### [The input]
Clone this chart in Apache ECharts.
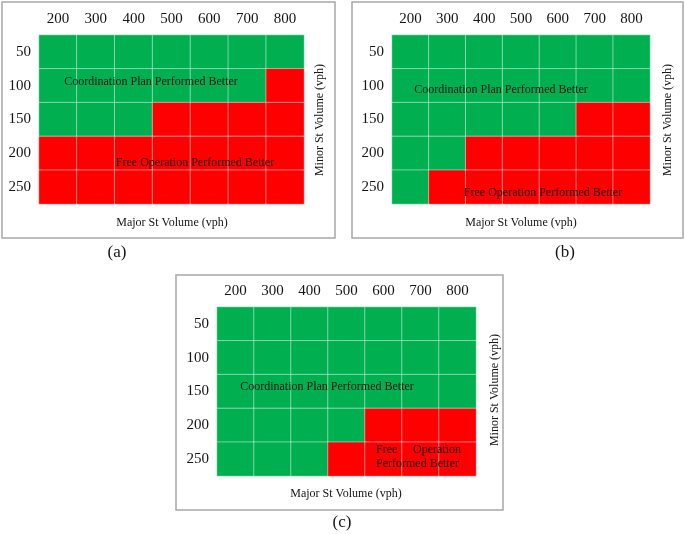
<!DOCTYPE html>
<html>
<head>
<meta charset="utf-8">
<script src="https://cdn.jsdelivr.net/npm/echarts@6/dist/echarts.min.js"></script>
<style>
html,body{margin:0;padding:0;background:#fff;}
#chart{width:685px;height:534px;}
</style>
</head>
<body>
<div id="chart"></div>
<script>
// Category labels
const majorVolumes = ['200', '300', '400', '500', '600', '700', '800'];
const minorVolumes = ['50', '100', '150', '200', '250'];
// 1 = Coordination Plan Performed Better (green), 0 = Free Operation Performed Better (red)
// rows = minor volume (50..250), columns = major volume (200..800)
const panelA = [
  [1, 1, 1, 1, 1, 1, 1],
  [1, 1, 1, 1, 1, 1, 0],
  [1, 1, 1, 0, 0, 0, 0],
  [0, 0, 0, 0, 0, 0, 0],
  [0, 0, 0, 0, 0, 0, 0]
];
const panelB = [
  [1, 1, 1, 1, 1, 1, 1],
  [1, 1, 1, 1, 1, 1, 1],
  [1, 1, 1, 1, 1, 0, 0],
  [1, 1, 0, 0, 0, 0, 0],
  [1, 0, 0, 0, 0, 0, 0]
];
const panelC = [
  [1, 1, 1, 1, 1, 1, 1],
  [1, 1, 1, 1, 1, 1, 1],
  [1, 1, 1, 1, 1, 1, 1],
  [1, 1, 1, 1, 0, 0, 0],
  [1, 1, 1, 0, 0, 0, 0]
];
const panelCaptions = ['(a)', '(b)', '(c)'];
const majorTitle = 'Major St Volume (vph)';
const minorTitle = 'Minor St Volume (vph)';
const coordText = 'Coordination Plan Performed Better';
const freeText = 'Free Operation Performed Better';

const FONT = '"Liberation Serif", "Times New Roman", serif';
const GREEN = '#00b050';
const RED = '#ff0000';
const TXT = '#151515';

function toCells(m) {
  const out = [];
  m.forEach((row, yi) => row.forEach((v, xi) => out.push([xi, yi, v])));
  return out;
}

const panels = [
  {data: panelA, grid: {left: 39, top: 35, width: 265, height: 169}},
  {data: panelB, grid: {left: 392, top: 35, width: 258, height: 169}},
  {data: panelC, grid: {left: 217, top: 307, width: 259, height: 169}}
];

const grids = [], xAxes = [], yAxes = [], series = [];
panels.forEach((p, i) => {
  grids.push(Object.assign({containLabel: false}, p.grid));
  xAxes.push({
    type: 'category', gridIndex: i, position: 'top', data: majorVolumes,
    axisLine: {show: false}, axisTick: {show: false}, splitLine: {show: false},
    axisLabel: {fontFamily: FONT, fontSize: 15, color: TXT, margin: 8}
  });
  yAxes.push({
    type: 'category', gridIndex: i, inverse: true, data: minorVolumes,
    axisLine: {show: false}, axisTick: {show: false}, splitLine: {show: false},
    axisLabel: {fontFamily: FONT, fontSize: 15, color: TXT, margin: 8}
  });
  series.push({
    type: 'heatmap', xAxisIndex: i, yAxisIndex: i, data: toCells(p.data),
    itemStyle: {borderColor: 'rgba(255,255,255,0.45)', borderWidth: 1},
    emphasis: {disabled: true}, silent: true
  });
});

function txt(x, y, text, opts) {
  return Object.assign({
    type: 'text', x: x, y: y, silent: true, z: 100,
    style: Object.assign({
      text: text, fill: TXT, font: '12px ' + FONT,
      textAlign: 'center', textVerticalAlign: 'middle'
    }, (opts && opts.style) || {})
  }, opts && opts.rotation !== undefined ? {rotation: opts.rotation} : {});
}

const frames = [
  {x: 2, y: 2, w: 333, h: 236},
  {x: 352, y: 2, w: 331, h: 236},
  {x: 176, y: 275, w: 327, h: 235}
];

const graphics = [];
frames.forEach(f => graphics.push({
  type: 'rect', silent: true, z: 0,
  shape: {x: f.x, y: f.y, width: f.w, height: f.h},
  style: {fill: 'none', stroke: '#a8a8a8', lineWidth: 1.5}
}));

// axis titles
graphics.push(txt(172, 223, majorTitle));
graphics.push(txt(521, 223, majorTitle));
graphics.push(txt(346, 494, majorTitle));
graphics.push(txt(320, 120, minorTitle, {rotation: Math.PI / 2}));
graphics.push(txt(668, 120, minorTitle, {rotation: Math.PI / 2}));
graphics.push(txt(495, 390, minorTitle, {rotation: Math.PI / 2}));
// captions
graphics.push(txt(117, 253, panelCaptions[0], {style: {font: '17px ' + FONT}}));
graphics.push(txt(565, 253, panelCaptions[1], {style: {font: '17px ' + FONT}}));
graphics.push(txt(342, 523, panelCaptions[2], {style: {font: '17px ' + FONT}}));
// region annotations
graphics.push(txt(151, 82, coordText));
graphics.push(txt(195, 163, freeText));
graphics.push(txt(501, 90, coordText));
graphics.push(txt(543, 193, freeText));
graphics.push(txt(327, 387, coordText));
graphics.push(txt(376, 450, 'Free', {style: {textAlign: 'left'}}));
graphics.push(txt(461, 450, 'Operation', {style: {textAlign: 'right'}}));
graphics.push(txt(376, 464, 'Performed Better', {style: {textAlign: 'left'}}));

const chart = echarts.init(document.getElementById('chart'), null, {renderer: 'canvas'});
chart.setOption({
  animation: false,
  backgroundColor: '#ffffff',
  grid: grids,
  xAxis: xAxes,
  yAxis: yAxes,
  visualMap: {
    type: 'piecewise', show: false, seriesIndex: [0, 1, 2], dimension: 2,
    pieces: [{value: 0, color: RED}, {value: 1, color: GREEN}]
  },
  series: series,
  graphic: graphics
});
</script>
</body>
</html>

--

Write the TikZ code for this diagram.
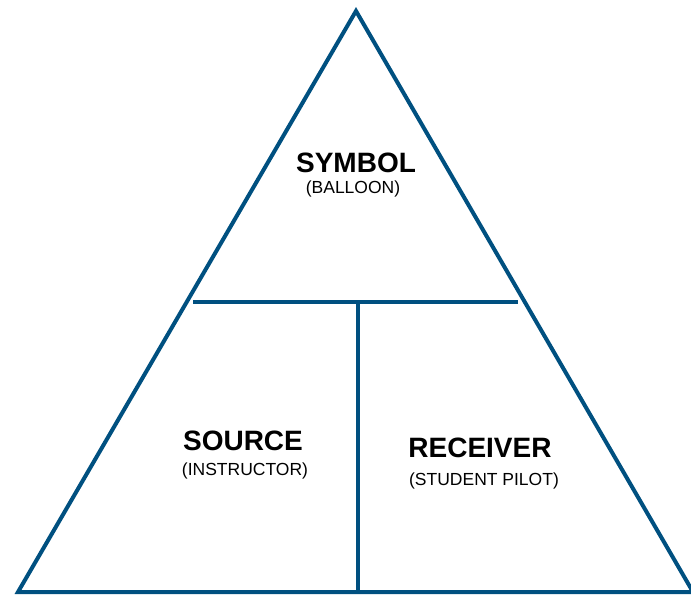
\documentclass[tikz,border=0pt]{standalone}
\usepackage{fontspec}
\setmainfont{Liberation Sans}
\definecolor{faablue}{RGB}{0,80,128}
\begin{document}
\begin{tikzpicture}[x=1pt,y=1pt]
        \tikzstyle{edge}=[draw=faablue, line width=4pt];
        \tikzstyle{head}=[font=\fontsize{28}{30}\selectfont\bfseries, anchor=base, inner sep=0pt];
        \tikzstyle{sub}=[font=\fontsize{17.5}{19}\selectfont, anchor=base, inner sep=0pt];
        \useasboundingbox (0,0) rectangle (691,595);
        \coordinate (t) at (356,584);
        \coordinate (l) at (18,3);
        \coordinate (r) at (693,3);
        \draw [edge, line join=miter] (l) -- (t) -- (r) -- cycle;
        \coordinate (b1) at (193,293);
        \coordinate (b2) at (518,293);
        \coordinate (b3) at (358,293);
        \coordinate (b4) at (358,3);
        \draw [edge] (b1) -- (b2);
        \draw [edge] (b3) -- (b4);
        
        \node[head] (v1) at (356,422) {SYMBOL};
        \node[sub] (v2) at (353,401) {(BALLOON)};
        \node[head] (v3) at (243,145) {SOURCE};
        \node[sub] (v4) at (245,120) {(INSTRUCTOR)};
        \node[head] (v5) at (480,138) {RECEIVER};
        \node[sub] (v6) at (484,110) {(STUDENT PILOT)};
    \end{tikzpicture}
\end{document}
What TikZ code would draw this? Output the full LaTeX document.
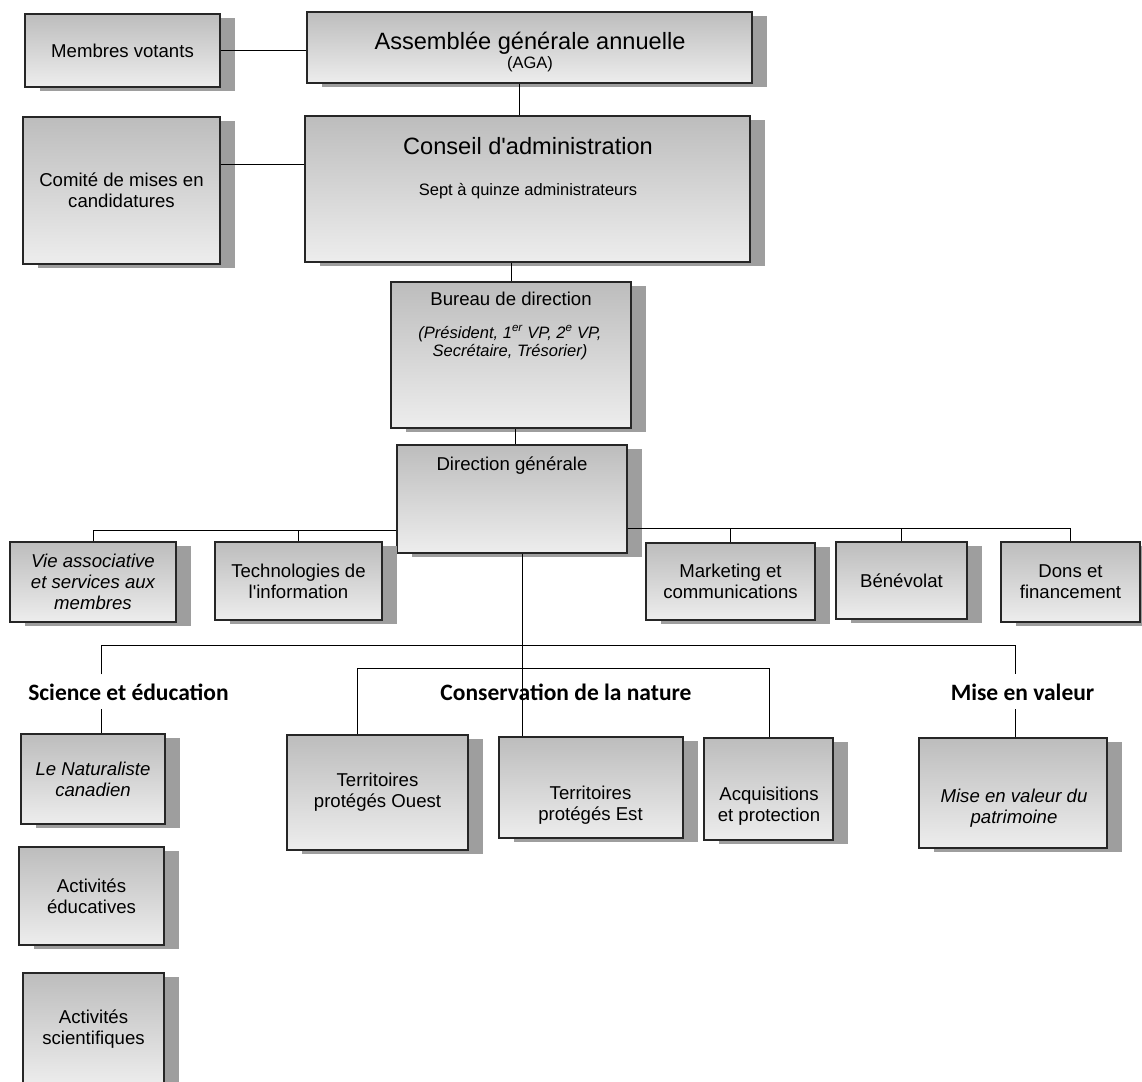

* * *

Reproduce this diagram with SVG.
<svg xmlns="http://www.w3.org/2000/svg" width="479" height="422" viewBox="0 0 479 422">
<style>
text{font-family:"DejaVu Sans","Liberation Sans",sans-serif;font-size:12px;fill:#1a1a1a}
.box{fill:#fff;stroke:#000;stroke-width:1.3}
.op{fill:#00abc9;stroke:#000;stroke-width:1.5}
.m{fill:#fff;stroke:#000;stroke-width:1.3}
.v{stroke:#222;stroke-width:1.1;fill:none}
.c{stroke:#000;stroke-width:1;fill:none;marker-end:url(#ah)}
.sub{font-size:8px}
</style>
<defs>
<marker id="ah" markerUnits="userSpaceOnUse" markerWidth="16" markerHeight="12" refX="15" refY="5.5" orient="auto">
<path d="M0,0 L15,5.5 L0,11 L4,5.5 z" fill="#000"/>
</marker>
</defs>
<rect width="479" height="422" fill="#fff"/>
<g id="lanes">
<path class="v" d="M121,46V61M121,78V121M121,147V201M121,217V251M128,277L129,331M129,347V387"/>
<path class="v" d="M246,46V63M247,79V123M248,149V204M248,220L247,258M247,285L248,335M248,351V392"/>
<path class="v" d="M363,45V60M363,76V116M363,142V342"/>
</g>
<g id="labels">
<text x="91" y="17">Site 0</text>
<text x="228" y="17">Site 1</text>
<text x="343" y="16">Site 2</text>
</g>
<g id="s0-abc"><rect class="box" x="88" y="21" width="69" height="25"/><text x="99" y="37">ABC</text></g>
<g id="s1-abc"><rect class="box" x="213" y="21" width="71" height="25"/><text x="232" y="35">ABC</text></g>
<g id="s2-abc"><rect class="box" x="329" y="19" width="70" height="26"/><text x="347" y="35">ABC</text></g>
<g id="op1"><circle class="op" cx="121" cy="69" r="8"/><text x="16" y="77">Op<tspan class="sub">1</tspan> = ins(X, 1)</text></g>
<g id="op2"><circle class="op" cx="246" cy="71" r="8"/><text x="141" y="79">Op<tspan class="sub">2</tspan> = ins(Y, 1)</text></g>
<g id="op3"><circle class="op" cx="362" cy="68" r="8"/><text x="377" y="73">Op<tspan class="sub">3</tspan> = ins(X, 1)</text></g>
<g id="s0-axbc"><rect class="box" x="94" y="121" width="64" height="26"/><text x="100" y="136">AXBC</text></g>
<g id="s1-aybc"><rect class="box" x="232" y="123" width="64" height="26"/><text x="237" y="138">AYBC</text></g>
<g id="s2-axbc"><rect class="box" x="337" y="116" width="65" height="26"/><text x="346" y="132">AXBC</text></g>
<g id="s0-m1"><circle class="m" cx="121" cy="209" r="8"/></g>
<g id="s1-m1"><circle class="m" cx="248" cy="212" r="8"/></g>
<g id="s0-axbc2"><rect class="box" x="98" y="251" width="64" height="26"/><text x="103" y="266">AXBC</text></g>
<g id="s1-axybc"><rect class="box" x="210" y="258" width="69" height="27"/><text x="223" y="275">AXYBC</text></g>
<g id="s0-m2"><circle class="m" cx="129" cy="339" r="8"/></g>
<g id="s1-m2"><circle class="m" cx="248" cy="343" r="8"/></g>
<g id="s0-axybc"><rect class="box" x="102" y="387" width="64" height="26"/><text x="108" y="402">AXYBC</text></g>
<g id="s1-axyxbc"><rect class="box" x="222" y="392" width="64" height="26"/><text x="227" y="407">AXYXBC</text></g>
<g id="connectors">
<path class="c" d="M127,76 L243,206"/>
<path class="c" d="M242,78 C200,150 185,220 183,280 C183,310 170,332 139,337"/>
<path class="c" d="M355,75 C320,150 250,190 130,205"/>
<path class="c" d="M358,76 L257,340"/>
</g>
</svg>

### [What you have to do]
Quote only the lines running from the line with "Write the TikZ code for this diagram." to the line with "What TikZ code", ends included, exactly as they appear and without the pictures.

### [Finished task]
Write the TikZ code for this diagram.
\documentclass[tikz,border=0pt]{standalone}
\usepackage{fontspec}
\setmainfont{Liberation Sans}
\definecolor{faablue}{RGB}{0,80,128}
\begin{document}
\begin{tikzpicture}[x=1pt,y=1pt]
        \tikzstyle{edge}=[draw=faablue, line width=4pt];
        \tikzstyle{head}=[font=\fontsize{28}{30}\selectfont\bfseries, anchor=base, inner sep=0pt];
        \tikzstyle{sub}=[font=\fontsize{17.5}{19}\selectfont, anchor=base, inner sep=0pt];
        \useasboundingbox (0,0) rectangle (691,595);
        \coordinate (t) at (356,584);
        \coordinate (l) at (18,3);
        \coordinate (r) at (693,3);
        \draw [edge, line join=miter] (l) -- (t) -- (r) -- cycle;
        \coordinate (b1) at (193,293);
        \coordinate (b2) at (518,293);
        \coordinate (b3) at (358,293);
        \coordinate (b4) at (358,3);
        \draw [edge] (b1) -- (b2);
        \draw [edge] (b3) -- (b4);
        
        \node[head] (v1) at (356,422) {SYMBOL};
        \node[sub] (v2) at (353,401) {(BALLOON)};
        \node[head] (v3) at (243,145) {SOURCE};
        \node[sub] (v4) at (245,120) {(INSTRUCTOR)};
        \node[head] (v5) at (480,138) {RECEIVER};
        \node[sub] (v6) at (484,110) {(STUDENT PILOT)};
    \end{tikzpicture}
\end{document}
What TikZ code would draw this? Output the full LaTeX document.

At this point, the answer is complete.